A "fairly sophisticated fraud" in its US subsidiary has cost the Republic of Ireland's largest bank $750 million in losses, its chief executive said. The situation was blamed on an unidentified trader with Allfirst Financial, the Baltimore-based division of Allied Irish Banks Ltd. (AIB), through phony options deals dating back as recently as last Christmas. The trader is described only as a Pennsylvania father of two with an annual salary of $85,000. He failed to report for work Monday and was not at home when FBI agents visited there. Analysts were assessing the likely fallout for AIB as its shares tumbled in value on the London and Dublin stock exchanges.
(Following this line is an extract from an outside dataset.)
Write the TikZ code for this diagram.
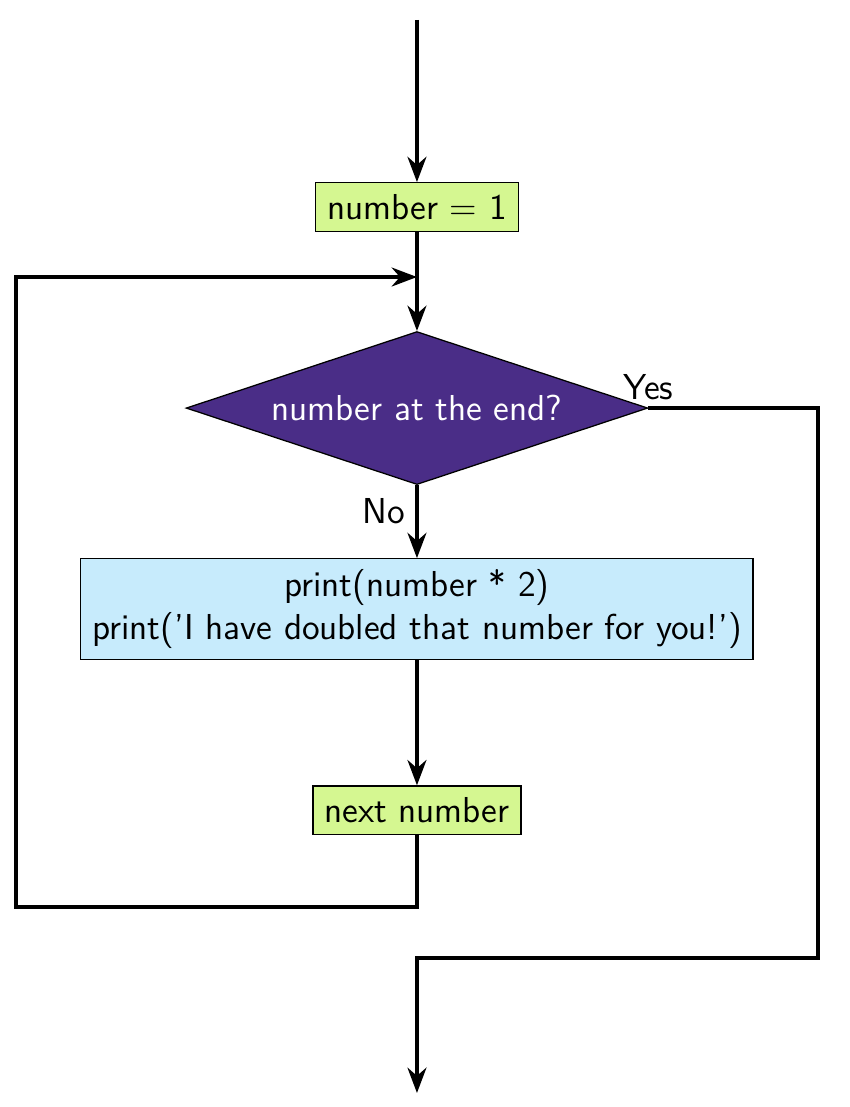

Deloitte Touche Tohmatsu said it will separate its consulting and auditing businesses. The New York-based firm is the last of the accounting industry's so-called Big Five to do so amid fierce debate over auditor independence that was sharpened by Arthur Andersen LLP's multiple ties to bankrupt Enron Corp. Deloitte Touche previously insisted that keeping the practices together provided better service to clients.
Berkshire Hathaway, investing guru Warren Buffet's holding company, announced it will post a fourth-quarter underwriting loss of $1 billion. General Re, a reinsurance subsidiary whose practices Buffet often has criticized, reportedly racked up the losses in coverage related to Enron's bankruptcy and the Sept. 11 terrorist attacks.
Fashion retailer Kasper A.S.L. filed for Chapter 11 bankruptcy protection in federal court in New York. The Secaucus, N.J., company, which sells women's business and evening wear under the Kasper, Anne Klein, and Albert Nippon labels in 3,200 department and specialty stores across the US, reported a loss of $40 million through last September on sales of $301 million.